The linker needs leading underscores for some symbols. This patch will make it compile for i686-pc-windows-gnu:
diff --git a/stardust/scripts/windows.ld b/stardust/scripts/windows.ld
index 595ac24..d8ee602 100644
--- a/stardust/scripts/windows.ld
+++ b/stardust/scripts/windows.ld
@@ -43,7 +43,7 @@ SECTIONS
*/
. = ALIGN(0x1000);
- _data_offset = .;
+ __data_offset = .;
*(.global*)
*(.data*)
*(.bss*)
diff --git a/stardust/src/stcore/arch/i686/i686.asm b/stardust/src/stcore/arch/i686/i686.asm
index 8264e12..34df2a6 100644
--- a/stardust/src/stcore/arch/i686/i686.asm
+++ b/stardust/src/stcore/arch/i686/i686.asm
@@ -24,7 +24,7 @@
mov esi, esp // store current esp in esi
and esp, 0xFFFFFFF0 // align esp to 16 bytes
sub esp, 0x10 // allocate stack space for alignment
- call stmain // call the main function
+ call _stmain // call the main function
mov esp, esi // restore esp
pop esi // restore esi
ret
You may need to separate the linker script for 32-bit and 64-bit Windows builds. Because this patch as-is breaks x86_64 (__data_offset will not be found). This is a requirement for the __cdecl calling convention. Or, maybe find a way to change the calling convention, if that is compatible with what you are trying to do...
You're a wizard! Thank you! Successfully compiles, although still crashes so time time fire up xdbg XD. Annoyingly this naming convention only holds for x32 so you're right on the requirement for i686-specific linker script. What I'm trying to do? Mainly be stubborn as a donkey and prove to a colleague that it can be done while learning a bunch in the process.
For completeness, llvm has a flag to opt-out: --no-leading-underscore. (This does change the calling convention, making it incompatible with other libraries.)
I think it can be passed through the environment (haven't tried this myself):
It appears I may have been too hasty here, I'm seeing a bunch of libraries being included in the map which I've never seen linked in previous targets. This is leading to significantly larger binary.
This includes a bunch of addition unwinding code in the .text section and references to strlen, malloc etc. from libmsvcrt. I've been trying to avoid these by using compiler-builtins. An import table is also being generated.
At the moment the program is crashing as it is generating a .rdata$.refptr.__data_offset which holds at hard coded memory address leading to an exception. Unfortuantly the initial question still stands.
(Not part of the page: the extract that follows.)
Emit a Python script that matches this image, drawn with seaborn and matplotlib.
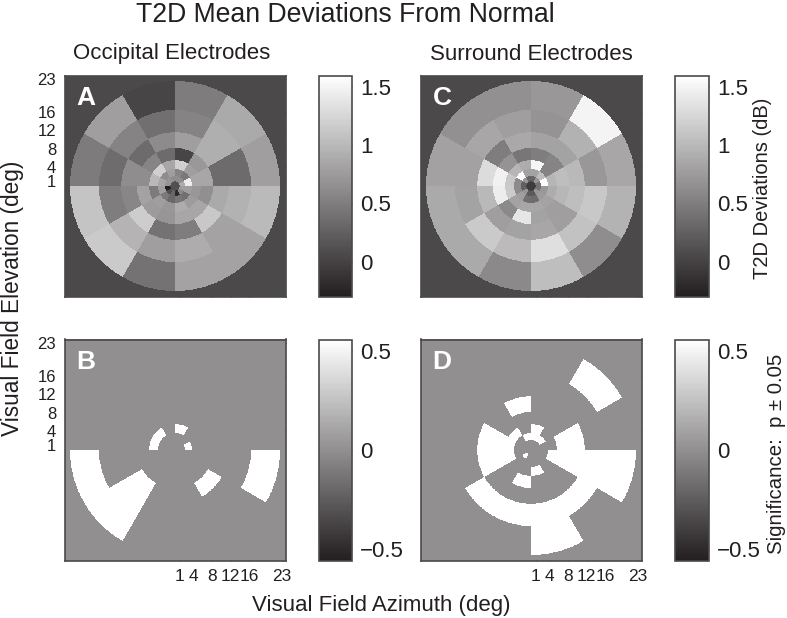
import numpy as np
import matplotlib
matplotlib.use("Agg")
import matplotlib.pyplot as plt
import seaborn as sns

# ring edges (deg) and tick positions
ring_edges = [1.0, 2.15, 3.65, 5.6, 8.2, 11.6, 16.35, 22.6]
tick_deg = [1, 4, 8, 12, 16, 23]
tick_labels = ["1", "4", "8", "12", "16", "23"]

# mean deviations, one row per ring (inner to outer), 12 sectors from 0 deg going counterclockwise
occipital_center = 0.12
occipital_means = [
    [0.90, 0.63, 0.63, 0.63, 0.70, 0.70, -0.30, 0.10, 0.30, -0.20, 0.60, 0.78],
    [1.45, 0.45, 0.56, 0.78, 0.63, 0.85, 0.78, 0.46, 0.32, 0.44, 0.38, 0.78],
    [0.85, 0.78, 1.20, 0.85, 1.20, 1.00, 0.48, 0.78, 0.72, 0.90, 0.75, 0.72],
    [0.85, 0.72, 0.02, 0.35, 0.56, 0.63, 0.82, 0.75, 0.70, 0.85, 0.85, 0.65],
    [0.35, 0.92, 0.78, 0.62, 0.35, 0.63, 0.57, 1.17, 0.41, 0.50, 1.13, 0.88],
    [0.35, 0.92, 0.55, 0.38, 0.55, 0.36, 0.50, 0.96, 0.78, 0.90, 0.81, 0.94],
    [0.78, 0.88, 0.49, 0.02, 0.78, 0.48, 1.10, 1.15, 0.41, 0.81, 0.81, 1.01],
]
surround_center = -0.05
surround_means = [
    [0.40, 0.70, 0.30, 0.30, 0.70, 0.25, 0.25, 0.70, 0.20, 0.20, 0.70, 0.40],
    [1.58, 1.05, 0.82, 0.82, 1.60, 0.62, 0.62, 0.78, 0.38, 0.36, 0.75, 0.72],
    [0.98, 0.55, 1.52, 0.90, 0.98, 1.13, 1.16, 0.82, 0.85, 0.85, 0.82, 0.90],
    [1.05, 0.56, 0.50, 0.44, 0.68, 1.48, 1.45, 0.60, 1.38, 0.82, 0.78, 0.99],
    [1.00, 0.82, 0.82, 0.86, 0.50, 1.30, 1.00, 0.78, 0.82, 0.85, 0.78, 1.05],
    [0.72, 0.94, 0.68, 0.78, 0.85, 0.80, 0.82, 1.15, 1.02, 1.33, 1.08, 1.13],
    [0.85, 1.50, 0.72, 0.66, 0.66, 0.80, 0.88, 0.88, 0.60, 1.05, 0.63, 0.95],
]
means_background = 0.06

# significant sectors per ring
occipital_sig = [[], [0], [2, 4, 5], [], [7, 10], [7], [6, 7, 11]]
surround_sig = [
    [7],
    [1, 2, 3],
    [2, 4, 5, 6, 9, 11],
    [0, 5, 6, 8, 11],
    [0, 3, 5, 6, 11],
    [7, 8, 9, 10, 11],
    [1, 9, 11],
]
sig_value = 0.56

top_ticks = [0, 0.5, 1, 1.5]
top_tick_labels = ["0", "0.5", "1", "1.5"]
bottom_ticks = [-0.5, 0, 0.5]
bottom_tick_labels = ["\u22120.5", "0", "0.5"]

sns.set_style("white")
plt.rcParams["font.family"] = ["Liberation Sans", "DejaVu Sans"]

W, H = 787, 618
dark = "#231f20"
frame = "#4a4a4a"
gray_map = sns.blend_palette([dark, "#ffffff"], n_colors=256, as_cmap=True)
lim = 23.8
n = 600

# cartesian lookup of each polar cell
grid = (np.arange(n) + 0.5) / n * 2 * lim - lim
xx, yy = np.meshgrid(grid, -grid)
rr = np.hypot(xx, yy)
sector = (np.degrees(np.arctan2(yy, xx)) % 360 // 30).astype(int) % 12
ring = np.digitize(rr, ring_edges) - 1


def polar_image(values, center, background):
    values = np.asarray(values)
    img = np.full(rr.shape, float(background))
    inside = (ring >= 0) & (ring < len(values))
    img[inside] = values[ring[inside], sector[inside]]
    img[rr < ring_edges[0]] = center
    return img


def sig_matrix(sig):
    m = np.zeros((len(sig), 12))
    for i, sectors in enumerate(sig):
        m[i, sectors] = sig_value
    return m


def px_axes(x0, y0, x1, y1):
    return fig.add_axes([x0 / W, 1 - y1 / H, (x1 - x0) / W, (y1 - y0) / H])


def draw_panel(img, box, cbar_box, vmin, vmax, ticks, labels, letter, show_x, show_y):
    ax = px_axes(*box)
    cax = px_axes(*cbar_box)
    sns.heatmap(img, ax=ax, cbar_ax=cax, cmap=gray_map, vmin=vmin, vmax=vmax,
                xticklabels=False, yticklabels=False, square=False)
    for s in ax.spines.values():
        s.set_visible(True)
        s.set_color(frame)
        s.set_linewidth(1.2)
    pos = [(d + lim) / (2 * lim) * n for d in tick_deg]
    neg = [(lim - d) / (2 * lim) * n for d in tick_deg]
    ax.set_xticks(pos)
    ax.set_yticks(neg)
    ax.set_xticklabels(tick_labels if show_x else [], fontsize=12.5, color=dark)
    ax.set_yticklabels(tick_labels if show_y else [], fontsize=12, color=dark, rotation=0)
    ax.tick_params(axis="both", direction="in", length=2.5, width=0.8, color=frame,
                   top=True, right=True, bottom=True, left=True, pad=6)
    ax.text(0.055, 0.898, letter, transform=ax.transAxes, color="white", fontsize=19,
            fontweight="bold", ha="left", va="center")

    cb = ax.collections[0].colorbar
    cb.outline.set_visible(True)
    cb.outline.set_edgecolor(frame)
    cb.outline.set_linewidth(1.2)
    cb.set_ticks(ticks)
    cb.set_ticklabels(labels)
    cax.tick_params(axis="y", direction="in", length=2, width=0.8, color=frame, left=True,
                    right=True, labelright=True, labelleft=False, labelsize=16,
                    labelcolor=dark, pad=6)


fig = plt.figure(figsize=(W / 100, H / 100), dpi=100, facecolor="white")

left_box = (64.5, 285.5)
right_box = (420.5, 641.5)
top_y = (75.5, 296.5)
bottom_y = (339.5, 560.5)
cb_left = (318.5, 352)
cb_right = (675, 708.5)

draw_panel(polar_image(occipital_means, occipital_center, means_background),
           (left_box[0], top_y[0], left_box[1], top_y[1]),
           (cb_left[0], top_y[0], cb_left[1], top_y[1]),
           -0.3, 1.6, top_ticks, top_tick_labels, "A", False, True)
draw_panel(polar_image(surround_means, surround_center, means_background),
           (right_box[0], top_y[0], right_box[1], top_y[1]),
           (cb_right[0], top_y[0], cb_right[1], top_y[1]),
           -0.3, 1.6, top_ticks, top_tick_labels, "C", False, False)
draw_panel(polar_image(sig_matrix(occipital_sig), 0, 0),
           (left_box[0], bottom_y[0], left_box[1], bottom_y[1]),
           (cb_left[0], bottom_y[0], cb_left[1], bottom_y[1]),
           -0.556, 0.556, bottom_ticks, bottom_tick_labels, "B", True, True)
draw_panel(polar_image(sig_matrix(surround_sig), 0, 0),
           (right_box[0], bottom_y[0], right_box[1], bottom_y[1]),
           (cb_right[0], bottom_y[0], cb_right[1], bottom_y[1]),
           -0.556, 0.556, bottom_ticks, bottom_tick_labels, "D", True, False)


def label(x, y, s, size, **kw):
    fig.text(x / W, 1 - y / H, s, fontsize=size, color=dark, ha="center", va="center", **kw)


label(345, 15, "T2D Mean Deviations From Normal", 19.2)
label(172, 54, "Occipital Electrodes", 16)
label(531, 54, "Surround Electrodes", 16)
label(381, 606, "Visual Field Azimuth (deg)", 16)
label(13, 298, "Visual Field Elevation (deg)", 16.3, rotation=90)
label(762, 188, "T2D Deviations (dB)", 14.5, rotation=90)
label(776, 454, "Significance:  p \u00b1 0.05", 14.7, rotation=90)

fig.savefig("out.png", dpi=100)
Hmm, it's using identical instructions to x86_64 but I tried the link optimization stuff. Amusingly the -Zlocation-detail=none results in a SEGV during compilation. Comparing the output linker maps I think this is the main difference:
You may have to use -Z build-std to disable unwinding within the standard library. (min-sized-rust also covers this.) That is probably why you are seeing those references.
Another awesome tool to help out with this kind of analysis is cargo-show-asm.
No luck with -Z build-std, still included. The crate doesn't use the standard library anyhow so I don't know how much that flag would affect things. cargo-show-asm looks cool, I've just been using radare2 as that's what I've become comfortable with.
Note that the windows-gnu tries to emulate a unix-ish target in some ways so it includes a lot of stuff to make that work. You might have more luck with windows-gnullvm which is closer to a native Windows target.
Using -Z build-std will implicitly compile the stable crates core , std , alloc , and proc_macro .
I don't know if it will help, but if you are using any of those libraries, you might want to build with -Z build-std=core,alloc,panic_abort -Z build-std-features=panic_immediate_abort.
Including these arguments still results in libgcc_eh.a and others being linked. It also gives an error regarding compiler_builtins being included twice but I worked around this by removing the dependency.
My current hypothesis is that panic=abort is being ignored leading to rsbegin.o (__register_frame_info) being linked. This then has a dependency on libgcc_eh.a(unwind-dw2-fde.o) (for unwinding).
libgcc_eh.a(unwind-dw2-fde.o) then has dependencies on libmsvcrt.a for malloc, free, abort, and so on and so forth.
Even when building with the following flags, this is still the case.
Regarding -nostartfiles it stops gcc from passing object files such as rsbegin.o to the linker. However in the case of rustc, it is rustc itself which passes it's own version of those objects unconditionally. -nostartfiles doesn't have an effect on this.
The solution was to rustc +nightly -Zunstable-options --print target-spec-json --target i686-pc-windows-gnu and edit the output json removed the pre-link-* and post-link-* attributes.